The Kettle War (1784) The Holy Roman Empire and the Dutch Republic once went to "war" over navigation rights on the Scheldt River. The only shot fired during the entire naval engagement hit a soup kettle on the deck of a Dutch ship. Seeing their cookware destroyed, the Dutch ship surrendered immediately. The conflict was settled shortly after, earning its place in history as the "Kettle War."
Erfurt latrine disaster
King Henry VI called a meeting of nobles at the Petersberg Citadel in Erfurt to settle a land dispute. The weight of the assembled high-ranking officials proved too much for the wooden floor of the cathedral's second story. The floor collapsed, plunging the nobles into the large latrine cesspit located directly beneath them. Around 60 people drowned in liquid excrement, while the King survived only by clinging to a stone window ledge.
The Manchester Mummy (1790s) Hannah Beswick was a wealthy woman with a pathological fear of being buried alive. In her will, she requested that her body be kept above ground and checked daily for signs of life for as long as possible. Her doctor complied by embalming her and keeping her in a grandfather clock case for over 50 years.

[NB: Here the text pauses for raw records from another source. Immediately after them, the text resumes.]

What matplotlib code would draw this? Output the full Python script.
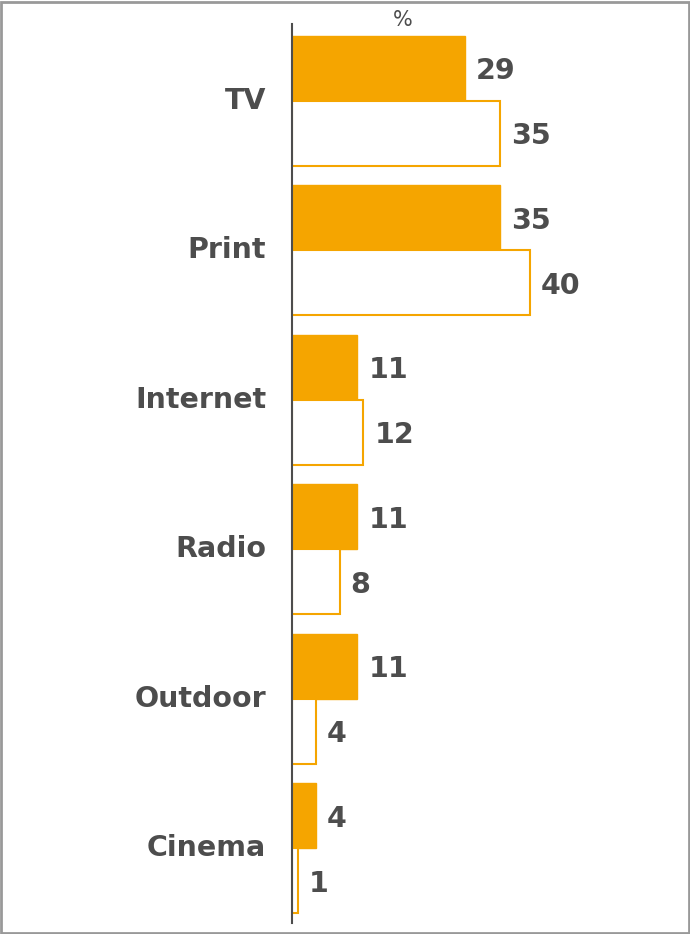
import numpy as np
import matplotlib
matplotlib.use('Agg')
import matplotlib.pyplot as plt
from matplotlib.patches import Rectangle

# Chart data
categories = ['TV', 'Print', 'Internet', 'Radio', 'Outdoor', 'Cinema']
filled_values = [29, 35, 11, 11, 11, 4]
outline_values = [35, 40, 12, 8, 4, 1]

orange = '#F5A500'
text_grey = '#4D4D4D'
plt.rcParams['font.family'] = ['DejaVu Sans']

fig = plt.figure(figsize=(6.9, 9.34), dpi=100)
W, H = 690, 934
ax = fig.add_axes([292 / W, 11 / H, 357 / W, 899 / H])

y = np.arange(len(categories))
bar_h = 0.435

# filled bars above the category centre, outlined ones below
rects1 = ax.barh(y - bar_h / 2, filled_values, bar_h, color=orange, edgecolor=orange)
rects2 = ax.barh(y + bar_h / 2, outline_values, bar_h, color='white', edgecolor=orange, linewidth=1.5)

ax.set_xlim(0, 60)
ax.set_ylim(5.5, -0.515)

for spine in ['top', 'right', 'bottom']:
    ax.spines[spine].set_visible(False)
ax.spines['left'].set_color(text_grey)
ax.spines['left'].set_linewidth(1.5)
ax.set_xticks([])
ax.set_yticks([])
ax.patch.set_alpha(0)

# category labels on the left
for i, name in enumerate(categories):
    ax.annotate(name, xy=(0, i), xytext=(-26, 0), textcoords='offset pixels',
                ha='right', va='center', fontsize=20.5, fontweight='bold', color=text_grey)


def quick_label(rects, values):
    """Puts the value just right of each bar."""
    for rect, v in zip(rects, values):
        ax.annotate('{}'.format(v), xy=(rect.get_width(), rect.get_y() + rect.get_height() / 2),
                    xytext=(11, -3), textcoords='offset pixels',
                    ha='left', va='center', fontsize=20.5, fontweight='bold', color=text_grey)


quick_label(rects1, filled_values)
quick_label(rects2, outline_values)

fig.text(403 / W, 1 - 20 / H, '%', ha='center', va='center', fontsize=15, color=text_grey)

# grey frame around the whole picture
fig.patches.append(Rectangle((0.001, 0.001), 0.997, 0.997, transform=fig.transFigure,
                             fill=False, edgecolor='#999999', linewidth=2))

fig.savefig('out.png', dpi=100)
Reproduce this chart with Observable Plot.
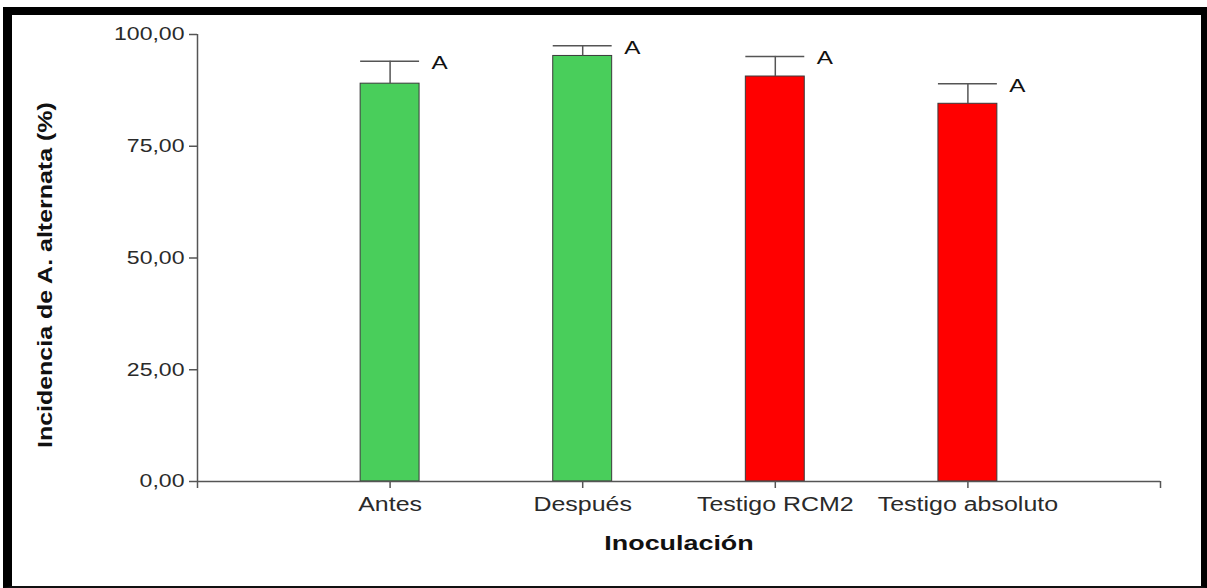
<!DOCTYPE html>
<html>
<head>
<meta charset="utf-8">
<script src="https://cdn.jsdelivr.net/npm/d3@7"></script>
<script src="https://cdn.jsdelivr.net/npm/@observablehq/plot@0.6"></script>
<style>
  html, body { margin: 0; padding: 0; background: #fff; width: 1207px; height: 588px; overflow: hidden; }
  #frame { position: absolute; left: 3px; top: 7px; right: 0; bottom: 0; box-sizing: border-box;
           border-top: 8px solid #000; border-left: 9px solid #000; border-right: 6px solid #000; border-bottom: 2px solid #111; }
  #chart { position: absolute; left: 0; top: 0; }
</style>
</head>
<body>
<div id="frame"></div>
<div id="chart"></div>
<script>
// ---- data ----
const categories = ["Antes", "Después", "Testigo RCM2", "Testigo absoluto"];
const means      = [89.0, 95.2, 90.6, 84.5];
const errors     = [5.0, 2.3, 4.5, 4.5];
const groups     = ["verde", "verde", "rojo", "rojo"];
const letters    = ["A", "A", "A", "A"];
const yTicks     = [0, 25, 50, 75, 100];
const xTicks     = [0, 1, 2, 3, 4, 5];

const rows = categories.map((c, i) => ({
  cat: c, pos: i + 1, mean: means[i], err: errors[i], top: means[i] + errors[i],
  group: groups[i], letter: letters[i]
}));
const half = 0.153;
const axisColor = "#555";
const font = "'Liberation Sans', Arial, sans-serif";

const svg = Plot.plot({
  width: 1207, height: 588,
  marginLeft: 197, marginRight: 47, marginTop: 34, marginBottom: 107,
  style: { background: "transparent", fontFamily: font, fontSize: "19px", color: "#2a2a2a", overflow: "visible" },
  x: { domain: [0, 5], axis: null },
  y: { domain: [0, 100], axis: null },
  color: { domain: ["verde", "rojo"], range: ["#49ce5b", "#ff0000"] },
  marks: [
    Plot.rectY(rows, { x1: d => d.pos - half, x2: d => d.pos + half, y1: 0, y2: "mean", fill: "group", stroke: "#3a3a3a", strokeWidth: 1 }),
    Plot.ruleX(rows, { x: "pos", y1: "mean", y2: "top", stroke: axisColor, strokeWidth: 1.5 }),
    Plot.ruleY(rows, { y: "top", x1: d => d.pos - half, x2: d => d.pos + half, stroke: axisColor, strokeWidth: 1.5 }),
    Plot.ruleX([0], { y1: 0, y2: 100, stroke: axisColor, strokeWidth: 1.5 }),
    Plot.ruleY([0], { x1: 0, x2: 5, stroke: axisColor, strokeWidth: 1.5 }),
    Plot.axisY({ ticks: yTicks, tickSize: 8, tickPadding: 5, fontSize: 18, stroke: axisColor, strokeWidth: 1.5,
                 tickFormat: d => d.toFixed(2).replace(".", ","), label: null }),
    Plot.axisX({ ticks: xTicks, tickSize: 7, tickPadding: 9, fontSize: 19.5, stroke: axisColor, strokeWidth: 1.5,
                 tickFormat: d => categories[d - 1] ?? "", label: null }),
    Plot.text(rows, { x: d => d.pos + half, y: "top", text: "letter", textAnchor: "start", dx: 12, dy: 2, fontSize: 19, fill: "#111" }),
    Plot.text(["Incidencia de A. alternata (%)"], { frameAnchor: "left", dx: -152, dy: 190, rotate: -90, textAnchor: "start", fontSize: 19.5, fontWeight: "bold", fill: "#111" }),
    Plot.text(["Inoculación"], { frameAnchor: "bottom", dy: 68, fontSize: 21, fontWeight: "bold", fill: "#111" })
  ]
});
document.getElementById("chart").appendChild(svg);

// widen glyphs like the reference (its lettering is set wider than Arial)
const k = 1.28;
svg.querySelectorAll("text").forEach(t => {
  const L = t.getComputedTextLength();
  if (L > 0) {
    t.setAttribute("textLength", (L * k).toFixed(1));
    t.setAttribute("lengthAdjust", "spacingAndGlyphs");
  }
});
</script>
</body>
</html>
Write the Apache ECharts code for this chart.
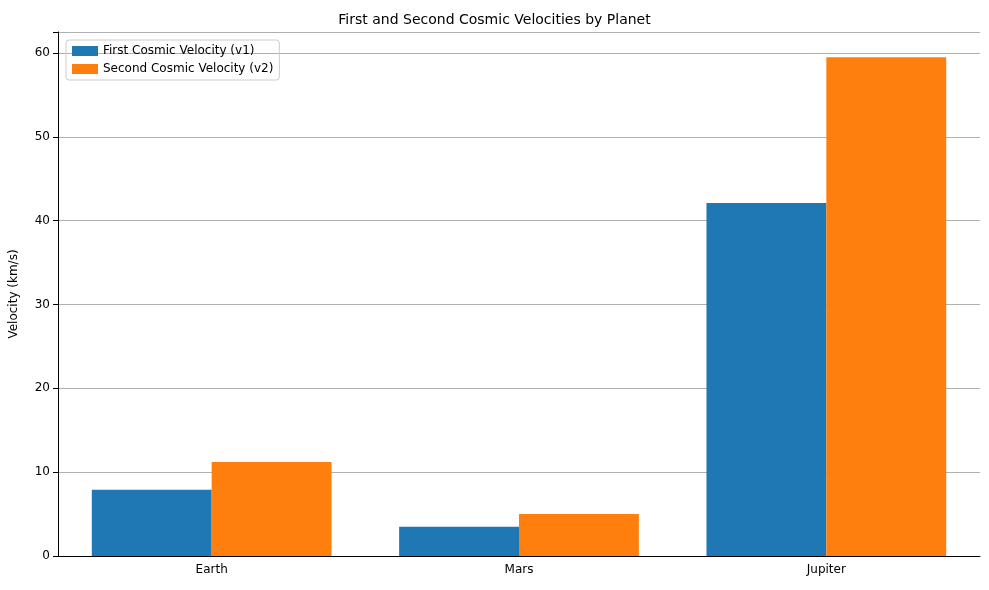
<!DOCTYPE html>
<html><head><meta charset="utf-8">
<script src="https://cdn.jsdelivr.net/npm/echarts@6/dist/echarts.min.js"></script>
<style>html,body{margin:0;padding:0;background:#fff}#c{width:989px;height:590px}</style>
</head><body><div id="c"></div>
<script>
const categories = ["Earth", "Mars", "Jupiter"];
const v1 = [7.9, 3.5, 42.1];
const v2 = [11.2, 5.0, 59.5];
const yTicks = [0, 10, 20, 30, 40, 50, 60];

const chart = echarts.init(document.getElementById('c'));
const font = 'DejaVu Sans';
chart.setOption({
  animation: false,
  textStyle: {fontFamily: font},
  title: {text: 'First and Second Cosmic Velocities by Planet', left: 'center', top: 8,
    textStyle: {fontFamily: font, fontSize: 14, fontWeight: 'normal', color: '#000'}},
  legend: {left: 66, top: 40, orient: 'vertical', itemWidth: 26, itemHeight: 10, itemGap: 6,
    padding: [5, 6, 5, 6], borderColor: '#ccc', borderWidth: 1, borderRadius: 3,
    textStyle: {fontFamily: font, fontSize: 12, color: '#000'}, icon: 'rect'},
  grid: {left: 56, right: 9, top: 32, bottom: 34},
  xAxis: {type: 'category', data: categories,
    axisLine: {lineStyle: {color: '#000'}}, axisTick: {alignWithLabel: true, lineStyle: {color: '#000'}},
    axisLabel: {color: '#000', fontSize: 12, fontFamily: font}},
  yAxis: {type: 'value', min: 0, max: 62.5, interval: 10,
    name: 'Velocity (km/s)', nameLocation: 'middle', nameGap: 38,
    nameTextStyle: {fontFamily: font, fontSize: 12, color: '#000'},
    axisLine: {show: true, lineStyle: {color: '#000'}}, axisTick: {show: true, lineStyle: {color: '#000'}},
    axisLabel: {color: '#000', fontSize: 12, fontFamily: font,
      formatter: v => yTicks.includes(v) ? String(v) : ''},
    splitLine: {lineStyle: {color: '#b0b0b0'}}},
  series: [
    {name: 'First Cosmic Velocity (v1)', type: 'bar', data: v1, itemStyle: {color: '#1f77b4'},
      barGap: '0%', barCategoryGap: '22%'},
    {name: 'Second Cosmic Velocity (v2)', type: 'bar', data: v2, itemStyle: {color: '#ff7f0e'},
      barGap: '0%', barCategoryGap: '22%'}
  ]
});
</script></body></html>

She eventually became a local tourist attraction known as the "Manchester Mummy" before finally being buried in 1868.
The London Beer Flood (1814) A massive vat at the Meux & Co Brewery burst, causing a domino effect that ruptured several other tanks. Over 300,000 gallons of beer flooded the streets of London in a 15-foot-high wave. While the event was tragic for some, it led to the surreal sight of people scooping beer out of the gutters with pots and pans. Legend has it that some locals even died of alcohol poisoning from trying to drink the flood.
The War of the Oaken Bucket (1325) A war broke out between the Italian city-states of Modena and Bologna after Modenese soldiers snuck into Bologna and stole a wooden bucket from a well. The Bolognese were so insulted by the theft that they launched a full-scale invasion to retrieve the bucket. Thousands of soldiers died in the ensuing Battle of Zappolino, which Modena won. To this day, the original stolen bucket is still on display in a bell tower in Modena.